Congress 2010 gets down to business 

More than 50 Concordians preparing for largest annual academic gathering in Canada

“This is the first time Concordia has hosted Congress, and we couldn’t be more excited.”

Congress Manager, Marie-Josée Allard has a big job on her hands, but you might never guess it. Coordinating the three most significant constituencies connected to Congress 2010 – the Canadian Federation of the Humanities and Social Sciences, the scholarly societies, and everything and everyone Concordia-related – is no small feat.

But she’s handling it well. No doubt in part due to the support from the myriad of Concordians helping to make 2010 Congress of the Humanities and the Social Sciences the biggest and best event in our history.
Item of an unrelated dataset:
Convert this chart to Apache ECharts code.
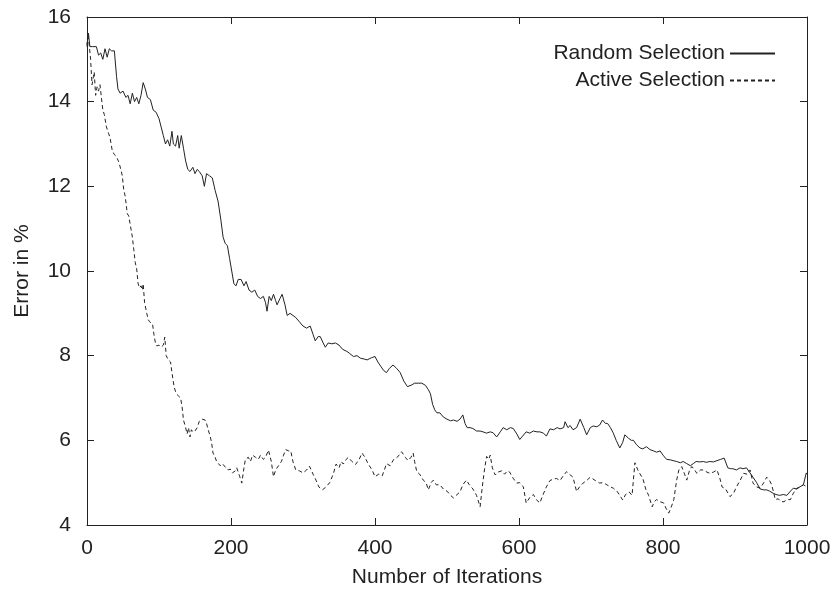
<!DOCTYPE html>
<html>
<head>
<meta charset="utf-8">
<script src="https://cdn.jsdelivr.net/npm/echarts@6/dist/echarts.min.js"></script>
<style>html,body{margin:0;padding:0;background:#fff}#c{width:835px;height:590px}</style>
</head>
<body>
<div id="c"></div>
<script>
const xTicks = [0, 200, 400, 600, 800, 1000];
const yTicks = [4, 6, 8, 10, 12, 14, 16];
const seriesNames = ['Random Selection', 'Active Selection'];

const randomIter = [0,2,4,8,13,16,19,22,25,28,31,34,38,41,43,46,50,54,57,60,63,66,69,72,75,78,81,84,88,92,96,100,103,106,109,112,115,118,120,123,126,128,131,134,137,140,143,147,150,153,156,160,163,166,170,174,178,182,186,189,192,195,198,201,204,207,210,214,218,221,225,229,233,237,241,245,248,250,253,256,259,262,264,268,271,275,278,282,286,290,295,300,305,310,314,317,321,324,328,331,335,340,345,350,355,361,365,370,375,380,385,389,395,400,404,408,412,416,420,425,430,435,440,445,450,455,460,465,470,474,477,480,483,486,490,495,500,505,509,514,518,522,525,528,532,536,541,546,550,555,560,564,569,574,578,583,588,592,597,601,605,610,615,620,625,629,634,638,643,648,653,657,662,664,668,671,675,680,685,690,694,699,703,708,712,716,720,723,727,731,735,740,744,747,752,756,759,763,768,772,777,782,787,791,796,800,805,810,814,819,824,828,833,838,842,846,851,856,860,865,870,875,880,885,890,894,897,902,907,911,916,920,925,930,935,940,944,948,953,957,962,967,972,976,981,986,990,995,999,1000];
const randomErr = [15.35,15.62,15.3,15.3,15.3,15.1,15.15,15.0,15.25,15.05,15.25,15.2,15.2,14.6,14.3,14.2,14.25,14.1,14.15,13.95,14.2,14.0,14.1,13.95,14.15,14.45,14.3,14.1,14.05,13.8,13.75,13.6,13.4,13.2,13.0,13.1,12.95,13.3,13.0,12.95,13.2,12.9,13.2,12.9,12.6,12.4,12.35,12.45,12.3,12.4,12.35,12.25,12.0,12.3,12.25,12.2,11.9,11.65,11.2,10.8,10.65,10.6,10.3,10.0,9.7,9.65,9.8,9.8,9.65,9.75,9.55,9.5,9.55,9.4,9.35,9.4,9.25,9.05,9.4,9.3,9.45,9.3,9.2,9.35,9.45,9.2,8.95,9.0,8.95,8.9,8.8,8.7,8.65,8.7,8.5,8.35,8.45,8.45,8.3,8.2,8.3,8.28,8.3,8.25,8.15,8.1,8.05,7.98,8.0,7.94,7.92,7.9,7.95,7.98,7.85,7.75,7.65,7.6,7.7,7.78,7.7,7.6,7.4,7.27,7.3,7.35,7.35,7.35,7.3,7.2,7.1,6.85,6.72,6.65,6.65,6.55,6.5,6.46,6.48,6.45,6.5,6.6,6.4,6.3,6.3,6.28,6.22,6.22,6.2,6.17,6.2,6.18,6.08,6.2,6.3,6.25,6.3,6.28,6.15,6.02,6.1,6.2,6.17,6.22,6.2,6.2,6.17,6.1,6.27,6.25,6.3,6.27,6.3,6.44,6.3,6.35,6.25,6.3,6.5,6.3,6.13,6.3,6.34,6.32,6.36,6.48,6.4,6.4,6.3,6.17,6.0,5.82,5.95,6.13,6.05,6.0,6.0,5.9,5.82,5.8,5.85,5.78,5.75,5.72,5.75,5.65,5.55,5.54,5.52,5.5,5.47,5.5,5.45,5.4,5.45,5.5,5.49,5.5,5.48,5.5,5.49,5.52,5.55,5.58,5.35,5.33,5.33,5.3,5.35,5.33,5.35,5.25,5.13,5.0,4.85,4.83,4.83,4.8,4.75,4.72,4.7,4.72,4.7,4.78,4.87,4.85,4.9,4.95,5.23,5.2];

const activeIter = [0,1,3,5,6,7,9,10,12,14,16,18,20,22,24,27,30,32,35,38,41,44,47,49,51,53,56,58,60,63,65,67,69,71,73,75,77,78,80,83,85,87,89,91,93,95,97,100,103,106,108,110,113,116,118,121,124,127,130,132,134,137,139,141,143,145,147,150,153,156,160,164,166,168,171,173,175,178,180,182,185,188,192,196,199,202,206,208,210,212,215,218,220,224,227,230,234,238,241,245,248,252,256,259,262,266,270,273,276,280,283,286,290,295,300,305,309,314,318,322,327,332,337,342,346,350,353,356,360,363,368,373,378,382,386,391,396,400,405,410,413,416,421,426,431,437,442,446,450,453,455,458,462,467,471,474,478,481,485,490,495,500,505,509,514,518,522,527,531,536,541,546,549,552,555,558,560,563,567,571,576,580,584,587,592,597,601,606,610,615,620,624,629,633,638,643,647,652,657,661,666,670,675,680,684,689,694,699,701,706,712,717,722,727,731,736,740,744,748,753,757,761,765,769,772,776,780,785,788,791,796,801,804,808,812,815,819,822,826,830,833,837,840,844,847,852,856,861,865,870,875,879,882,887,893,898,902,907,912,917,921,925,930,935,940,944,948,951,956,960,964,968,972,977,981,986,990,995,1000];
const activeErr = [15.3,15.6,15.35,15.0,14.7,14.4,14.6,14.7,14.15,14.35,14.25,14.4,14.1,13.8,13.7,13.4,13.25,13.15,12.85,12.75,12.7,12.58,12.4,12.25,11.92,11.77,11.35,11.3,11.28,10.8,10.5,10.2,10.05,9.7,9.6,9.65,9.55,9.7,9.25,9.0,8.85,8.8,8.82,8.75,8.5,8.3,8.23,8.25,8.2,8.25,8.44,8.0,7.9,7.85,7.6,7.26,7.1,7.05,7.0,6.8,6.48,6.3,6.15,6.3,6.08,6.25,6.2,6.22,6.3,6.45,6.5,6.48,6.4,6.27,6.1,5.95,5.7,5.6,5.5,5.54,5.4,5.45,5.37,5.3,5.32,5.23,5.28,5.35,5.38,5.15,4.99,5.35,5.55,5.6,5.5,5.65,5.6,5.55,5.65,5.55,5.6,5.77,5.5,5.14,5.3,5.4,5.5,5.65,5.78,5.75,5.75,5.5,5.3,5.28,5.23,5.3,5.39,5.2,5.06,4.9,4.83,4.9,5.0,5.2,5.44,5.35,5.5,5.44,5.55,5.6,5.5,5.43,5.55,5.7,5.6,5.43,5.3,5.14,5.2,5.16,5.3,5.45,5.4,5.55,5.6,5.73,5.6,5.52,5.6,5.7,5.5,5.26,5.2,5.06,5.0,4.83,5.0,5.06,4.95,4.95,4.85,4.8,4.7,4.64,4.72,4.78,4.95,5.06,4.95,4.85,4.7,4.43,4.9,5.3,5.62,5.55,5.65,5.35,5.18,5.25,5.28,5.2,5.28,5.25,5.1,4.99,5.0,4.9,4.52,4.65,4.72,4.6,4.52,4.7,4.9,5.05,5.08,5.1,5.05,5.15,5.26,5.2,5.13,4.79,4.9,4.99,5.05,5.13,5.1,5.05,4.99,5.0,4.95,4.9,4.87,4.8,4.7,4.59,4.72,4.78,4.7,5.47,5.3,5.18,5.1,4.85,4.7,4.43,4.55,4.6,4.55,4.52,4.4,4.28,4.45,4.6,5.06,5.3,5.38,5.2,5.06,5.3,5.38,5.3,5.22,5.3,5.3,5.25,5.22,5.25,5.3,5.1,4.9,4.85,4.67,4.75,4.9,5.05,5.22,5.2,5.3,4.99,4.9,4.87,5.0,5.13,5.05,4.95,4.6,4.62,4.55,4.55,4.6,4.6,4.75,4.87,4.9,4.95,4.9];

const pair = (xs, ys) => xs.map((x, i) => [x, ys[i]]);
const FONT = 'Liberation Sans, Arial, sans-serif';
const FS = 21;
const INK = '#222';

const chart = echarts.init(document.getElementById('c'), null, {renderer: 'canvas'});
const baseAxis = {
  axisLine: {show: true, onZero: false, lineStyle: {color: INK, width: 1}},
  axisTick: {show: true, inside: true, length: 7, lineStyle: {color: INK, width: 1}},
  splitLine: {show: false},
  minorTick: {show: false}
};
chart.setOption({
  animation: false,
  backgroundColor: '#fff',
  grid: {left: 87, right: 28, top: 17, bottom: 65, containLabel: false, outerBoundsMode: 'none'},
  legend: {
    orient: 'vertical', right: 54, top: 38, align: 'right',
    itemWidth: 45, itemHeight: 14, itemGap: 6,
    itemStyle: {opacity: 0, borderWidth: 0},
    textStyle: {fontFamily: FONT, fontSize: FS, color: INK},
    data: seriesNames
  },
  xAxis: [
    Object.assign({}, baseAxis, {
      type: 'value', position: 'bottom', min: 0, max: 1000, interval: 200,
      axisLabel: {show: true, margin: 13, fontFamily: FONT, fontSize: FS, color: INK,
        formatter: v => xTicks.includes(v) ? String(v) : ''},
      name: 'Number of Iterations', nameLocation: 'middle', nameGap: 42,
      nameTextStyle: {fontFamily: FONT, fontSize: FS, color: INK}
    }),
    Object.assign({}, baseAxis, {
      type: 'value', position: 'top', min: 0, max: 1000, interval: 200,
      axisLabel: {show: false}
    })
  ],
  yAxis: [
    Object.assign({}, baseAxis, {
      type: 'value', position: 'left', min: 4, max: 16, interval: 2,
      axisLabel: {show: true, margin: 16, fontFamily: FONT, fontSize: FS, color: INK,
        formatter: v => yTicks.includes(v) ? String(v) : ''},
      name: 'Error in %', nameLocation: 'middle', nameGap: 54, nameRotate: 90,
      nameTextStyle: {fontFamily: FONT, fontSize: FS, color: INK}
    }),
    Object.assign({}, baseAxis, {
      type: 'value', position: 'right', min: 4, max: 16, interval: 2,
      axisLabel: {show: false}
    })
  ],
  series: [
    {
      name: seriesNames[0], type: 'line', xAxisIndex: 0, yAxisIndex: 0,
      data: pair(randomIter, randomErr), symbol: 'none', smooth: false,
      lineStyle: {color: INK, width: 1, type: 'solid'}, itemStyle: {color: INK}
    },
    {
      name: seriesNames[1], type: 'line', xAxisIndex: 0, yAxisIndex: 0,
      data: pair(activeIter, activeErr), symbol: 'none', smooth: false,
      lineStyle: {color: INK, width: 1, type: [4, 3]}, itemStyle: {color: INK}
    }
  ]
});
</script>
</body>
</html>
Currently, over 50 full- and part-time Concordians are hard at work on Congress preparation – all with duties they’ve accepted above and beyond their day-to-day jobs. The largest portion comprises members of numerous different levels of faculty, staff and administration serving on eight committees (steering, academic, logistical, communication, scholarship, request systems, space administration, and signage). In order to assure optimum coordination between the various committees, some members serve on multiple committees.

“It’s extremely important to make sure everything is linked and moving in the right direction,” she says. “[Congress] is great for so many reasons, but especially because it’s a wonderful opportunity for so many different branches of the university to get to know each other and work together. We’re very lucky we have the team we have.”

Being held here May 28 to June 4, Congress is the largest annual academic gathering in Canada. Concordia will be welcoming nearly 9 000 delegates from more than 70 universities and 70 scholarly societies from Canada and around the world to exchange knowledge and share their research under the theme, Connected Understanding/le savoir branché.

There is also a rapidly growing number of Concordians who will be presenting their research, and many who will be helping organize hundreds of scholarly societies’ meetings. As well, there are many involved in planning extra events and activities, such as Café congrès and special exhibitions in the FOFA gallery. As the planning solidifies, Allard expects participants to increase significantly.

Every one of the committee members has been working feverishly over the past year to ensure the conference will be one to remember. Until now, much of the preparation has been conceptualizing the conference (Concordia representatives were invited to Congress 2009 at Carleton University in May to share planning information), and to developing an action plan and budget.

“But now we have nine months ahead of us, and it’s the time to roll up our sleeves and make this happen,” she says.

On Sept. 24, Concordia’s logistical team and the Federation will meet 100 organizers from scholarly associations presenting at Congress. They will begin planning with an explanation of the IITS-developed request system, the theme, the various deadlines and other logistical concerns.

During each of the eight days of Congress, Allard estimates 160 rooms in numerous SGW buildings will be used — not including foyers and other spaces used for receptions and other events.

Allard estimates the number of people needed to help facilitate the everyday functions of the event to be around 200. She is encouraging anyone keen on becoming involved to contact Jordan Jenkins, who recently joined the team as Congress Assistant, for volunteer information.

An interactive Concordia-focused Congress website is expected this fall.